-- PROBLEM DESCRIPTION --
Include the line containing "const legendOmegaL = ['0,7', '0,0', '0,0', '0,0'];" and all lines before it, repeated exactly from the listing below, without pictures.
=====
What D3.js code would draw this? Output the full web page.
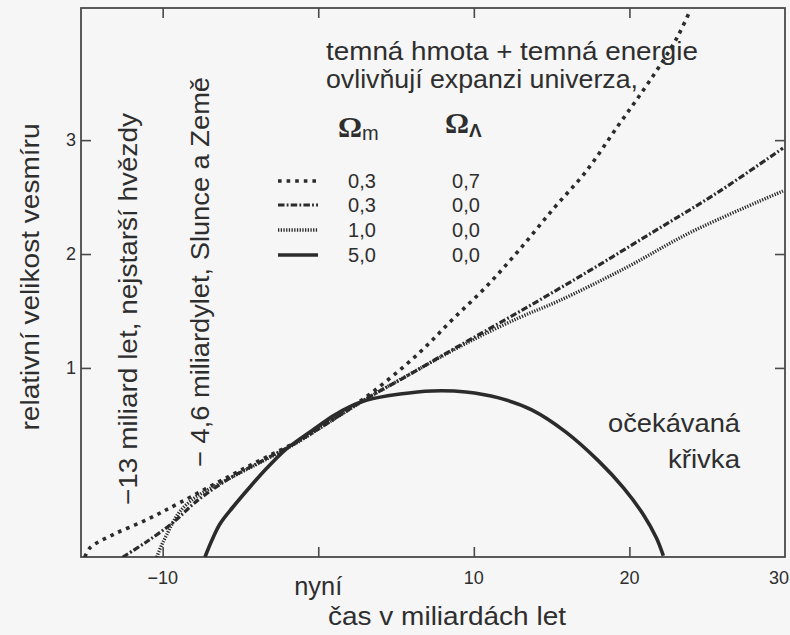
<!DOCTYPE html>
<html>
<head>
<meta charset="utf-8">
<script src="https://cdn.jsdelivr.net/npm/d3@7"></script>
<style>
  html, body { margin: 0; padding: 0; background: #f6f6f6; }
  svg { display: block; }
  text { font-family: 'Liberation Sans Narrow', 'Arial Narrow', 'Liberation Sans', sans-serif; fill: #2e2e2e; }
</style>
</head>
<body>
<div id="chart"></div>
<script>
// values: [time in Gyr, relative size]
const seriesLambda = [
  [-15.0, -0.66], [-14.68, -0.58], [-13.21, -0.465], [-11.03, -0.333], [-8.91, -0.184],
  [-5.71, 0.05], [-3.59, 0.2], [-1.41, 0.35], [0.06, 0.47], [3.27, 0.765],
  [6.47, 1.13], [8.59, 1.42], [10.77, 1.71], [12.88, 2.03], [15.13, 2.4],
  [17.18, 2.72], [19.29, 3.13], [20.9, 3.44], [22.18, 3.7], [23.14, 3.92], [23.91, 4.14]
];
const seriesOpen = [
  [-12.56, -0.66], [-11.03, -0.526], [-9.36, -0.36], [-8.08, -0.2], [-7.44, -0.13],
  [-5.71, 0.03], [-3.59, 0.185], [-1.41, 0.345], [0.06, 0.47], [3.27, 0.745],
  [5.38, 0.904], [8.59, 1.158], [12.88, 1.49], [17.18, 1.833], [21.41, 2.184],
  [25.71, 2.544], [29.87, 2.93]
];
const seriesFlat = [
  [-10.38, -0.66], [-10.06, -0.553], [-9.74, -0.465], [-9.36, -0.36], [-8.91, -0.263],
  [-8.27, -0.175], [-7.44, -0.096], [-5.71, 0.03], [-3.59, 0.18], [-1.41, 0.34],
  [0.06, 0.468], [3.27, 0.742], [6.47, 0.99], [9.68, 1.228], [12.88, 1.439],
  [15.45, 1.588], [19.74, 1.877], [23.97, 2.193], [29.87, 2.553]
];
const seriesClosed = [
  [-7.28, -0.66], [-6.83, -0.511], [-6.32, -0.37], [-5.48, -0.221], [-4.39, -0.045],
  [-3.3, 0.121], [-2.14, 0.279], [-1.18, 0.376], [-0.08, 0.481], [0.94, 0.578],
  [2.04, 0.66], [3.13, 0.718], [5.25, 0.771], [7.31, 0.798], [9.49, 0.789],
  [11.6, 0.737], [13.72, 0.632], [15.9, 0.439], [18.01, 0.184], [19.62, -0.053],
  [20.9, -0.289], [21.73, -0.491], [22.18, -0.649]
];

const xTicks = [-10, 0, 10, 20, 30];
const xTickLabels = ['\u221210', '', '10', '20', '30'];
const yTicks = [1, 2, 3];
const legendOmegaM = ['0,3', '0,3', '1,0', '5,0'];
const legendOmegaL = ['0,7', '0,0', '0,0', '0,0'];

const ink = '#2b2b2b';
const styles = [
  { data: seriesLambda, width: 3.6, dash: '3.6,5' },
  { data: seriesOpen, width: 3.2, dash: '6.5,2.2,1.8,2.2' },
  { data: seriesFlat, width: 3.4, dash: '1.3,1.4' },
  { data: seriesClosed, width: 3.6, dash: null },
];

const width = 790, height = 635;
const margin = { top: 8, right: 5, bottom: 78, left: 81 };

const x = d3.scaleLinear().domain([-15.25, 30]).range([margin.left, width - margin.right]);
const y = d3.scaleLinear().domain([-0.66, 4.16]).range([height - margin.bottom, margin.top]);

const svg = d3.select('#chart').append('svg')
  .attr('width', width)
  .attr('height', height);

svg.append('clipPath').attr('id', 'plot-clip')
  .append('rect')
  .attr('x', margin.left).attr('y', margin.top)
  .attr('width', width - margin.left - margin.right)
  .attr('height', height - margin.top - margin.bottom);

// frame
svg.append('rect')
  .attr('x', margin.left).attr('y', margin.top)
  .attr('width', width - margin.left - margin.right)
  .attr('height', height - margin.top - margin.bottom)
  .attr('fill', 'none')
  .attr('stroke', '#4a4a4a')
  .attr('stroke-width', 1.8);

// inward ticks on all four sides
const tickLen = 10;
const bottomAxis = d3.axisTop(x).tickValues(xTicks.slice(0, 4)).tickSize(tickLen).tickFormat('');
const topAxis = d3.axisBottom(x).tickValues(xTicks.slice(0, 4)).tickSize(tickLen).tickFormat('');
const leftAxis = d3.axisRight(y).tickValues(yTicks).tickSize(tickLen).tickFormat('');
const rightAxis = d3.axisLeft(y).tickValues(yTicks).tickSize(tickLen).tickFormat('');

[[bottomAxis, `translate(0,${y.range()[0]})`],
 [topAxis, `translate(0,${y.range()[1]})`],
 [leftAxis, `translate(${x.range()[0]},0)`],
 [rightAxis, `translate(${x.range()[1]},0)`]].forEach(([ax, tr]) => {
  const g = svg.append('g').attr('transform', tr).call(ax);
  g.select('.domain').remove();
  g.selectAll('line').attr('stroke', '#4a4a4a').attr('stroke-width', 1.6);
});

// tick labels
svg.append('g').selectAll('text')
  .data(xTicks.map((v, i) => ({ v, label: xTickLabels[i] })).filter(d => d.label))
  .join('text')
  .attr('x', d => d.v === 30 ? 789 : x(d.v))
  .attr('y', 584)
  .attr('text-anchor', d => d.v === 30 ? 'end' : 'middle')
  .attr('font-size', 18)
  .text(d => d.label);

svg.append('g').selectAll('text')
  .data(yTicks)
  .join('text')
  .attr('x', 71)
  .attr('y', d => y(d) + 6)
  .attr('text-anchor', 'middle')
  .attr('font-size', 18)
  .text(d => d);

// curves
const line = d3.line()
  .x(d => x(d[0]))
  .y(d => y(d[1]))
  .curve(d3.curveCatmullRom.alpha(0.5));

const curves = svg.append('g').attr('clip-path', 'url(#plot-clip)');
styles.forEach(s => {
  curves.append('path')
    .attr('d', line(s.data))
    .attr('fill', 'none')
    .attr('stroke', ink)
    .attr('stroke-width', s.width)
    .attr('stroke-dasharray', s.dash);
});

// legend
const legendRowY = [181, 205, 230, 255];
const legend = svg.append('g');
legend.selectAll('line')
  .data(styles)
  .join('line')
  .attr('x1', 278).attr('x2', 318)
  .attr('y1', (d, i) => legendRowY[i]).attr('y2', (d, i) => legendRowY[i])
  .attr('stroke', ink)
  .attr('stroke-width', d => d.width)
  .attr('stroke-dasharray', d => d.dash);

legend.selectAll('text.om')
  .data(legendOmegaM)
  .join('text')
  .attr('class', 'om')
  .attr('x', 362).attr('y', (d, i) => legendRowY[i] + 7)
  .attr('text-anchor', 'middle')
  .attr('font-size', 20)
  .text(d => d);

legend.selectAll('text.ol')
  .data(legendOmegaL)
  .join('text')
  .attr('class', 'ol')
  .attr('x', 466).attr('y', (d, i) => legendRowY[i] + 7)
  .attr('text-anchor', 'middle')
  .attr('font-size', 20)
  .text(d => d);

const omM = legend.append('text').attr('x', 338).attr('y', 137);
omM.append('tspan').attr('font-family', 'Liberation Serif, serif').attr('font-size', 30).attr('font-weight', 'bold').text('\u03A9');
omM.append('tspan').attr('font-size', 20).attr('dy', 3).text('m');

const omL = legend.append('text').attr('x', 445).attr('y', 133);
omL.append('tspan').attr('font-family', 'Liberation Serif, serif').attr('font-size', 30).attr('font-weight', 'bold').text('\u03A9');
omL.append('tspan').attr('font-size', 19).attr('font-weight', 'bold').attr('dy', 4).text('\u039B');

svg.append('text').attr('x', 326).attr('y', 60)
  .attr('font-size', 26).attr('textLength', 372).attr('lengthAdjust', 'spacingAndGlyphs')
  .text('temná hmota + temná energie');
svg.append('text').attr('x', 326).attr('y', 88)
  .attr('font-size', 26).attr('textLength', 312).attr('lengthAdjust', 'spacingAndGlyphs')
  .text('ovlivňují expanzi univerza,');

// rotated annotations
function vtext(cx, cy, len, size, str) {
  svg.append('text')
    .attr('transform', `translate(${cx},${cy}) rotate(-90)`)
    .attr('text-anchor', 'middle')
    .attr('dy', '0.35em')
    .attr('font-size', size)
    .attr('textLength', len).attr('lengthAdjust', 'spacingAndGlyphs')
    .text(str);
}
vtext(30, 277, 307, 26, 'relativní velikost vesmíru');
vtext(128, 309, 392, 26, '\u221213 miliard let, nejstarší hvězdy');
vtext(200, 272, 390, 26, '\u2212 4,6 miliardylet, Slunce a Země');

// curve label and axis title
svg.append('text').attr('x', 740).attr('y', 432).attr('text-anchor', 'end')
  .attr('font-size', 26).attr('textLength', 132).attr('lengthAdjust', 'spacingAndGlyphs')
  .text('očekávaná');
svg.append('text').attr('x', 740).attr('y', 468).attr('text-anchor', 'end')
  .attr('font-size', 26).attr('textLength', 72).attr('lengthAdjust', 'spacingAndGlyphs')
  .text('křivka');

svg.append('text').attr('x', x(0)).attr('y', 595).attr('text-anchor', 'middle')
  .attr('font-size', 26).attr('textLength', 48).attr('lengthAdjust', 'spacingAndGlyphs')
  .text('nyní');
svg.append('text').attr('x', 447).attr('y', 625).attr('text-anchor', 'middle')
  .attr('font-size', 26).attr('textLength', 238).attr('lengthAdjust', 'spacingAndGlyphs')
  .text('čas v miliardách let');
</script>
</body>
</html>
=====
-- OUTPUT FOR THIS TASK --
What D3.js code would draw this? Output the full web page.
<!DOCTYPE html>
<html>
<head>
<meta charset="utf-8">
<script src="https://cdn.jsdelivr.net/npm/d3@7"></script>
<style>
  html, body { margin: 0; padding: 0; background: #f6f6f6; }
  svg { display: block; }
  text { font-family: 'Liberation Sans Narrow', 'Arial Narrow', 'Liberation Sans', sans-serif; fill: #2e2e2e; }
</style>
</head>
<body>
<div id="chart"></div>
<script>
// values: [time in Gyr, relative size]
const seriesLambda = [
  [-15.0, -0.66], [-14.68, -0.58], [-13.21, -0.465], [-11.03, -0.333], [-8.91, -0.184],
  [-5.71, 0.05], [-3.59, 0.2], [-1.41, 0.35], [0.06, 0.47], [3.27, 0.765],
  [6.47, 1.13], [8.59, 1.42], [10.77, 1.71], [12.88, 2.03], [15.13, 2.4],
  [17.18, 2.72], [19.29, 3.13], [20.9, 3.44], [22.18, 3.7], [23.14, 3.92], [23.91, 4.14]
];
const seriesOpen = [
  [-12.56, -0.66], [-11.03, -0.526], [-9.36, -0.36], [-8.08, -0.2], [-7.44, -0.13],
  [-5.71, 0.03], [-3.59, 0.185], [-1.41, 0.345], [0.06, 0.47], [3.27, 0.745],
  [5.38, 0.904], [8.59, 1.158], [12.88, 1.49], [17.18, 1.833], [21.41, 2.184],
  [25.71, 2.544], [29.87, 2.93]
];
const seriesFlat = [
  [-10.38, -0.66], [-10.06, -0.553], [-9.74, -0.465], [-9.36, -0.36], [-8.91, -0.263],
  [-8.27, -0.175], [-7.44, -0.096], [-5.71, 0.03], [-3.59, 0.18], [-1.41, 0.34],
  [0.06, 0.468], [3.27, 0.742], [6.47, 0.99], [9.68, 1.228], [12.88, 1.439],
  [15.45, 1.588], [19.74, 1.877], [23.97, 2.193], [29.87, 2.553]
];
const seriesClosed = [
  [-7.28, -0.66], [-6.83, -0.511], [-6.32, -0.37], [-5.48, -0.221], [-4.39, -0.045],
  [-3.3, 0.121], [-2.14, 0.279], [-1.18, 0.376], [-0.08, 0.481], [0.94, 0.578],
  [2.04, 0.66], [3.13, 0.718], [5.25, 0.771], [7.31, 0.798], [9.49, 0.789],
  [11.6, 0.737], [13.72, 0.632], [15.9, 0.439], [18.01, 0.184], [19.62, -0.053],
  [20.9, -0.289], [21.73, -0.491], [22.18, -0.649]
];

const xTicks = [-10, 0, 10, 20, 30];
const xTickLabels = ['\u221210', '', '10', '20', '30'];
const yTicks = [1, 2, 3];
const legendOmegaM = ['0,3', '0,3', '1,0', '5,0'];
const legendOmegaL = ['0,7', '0,0', '0,0', '0,0'];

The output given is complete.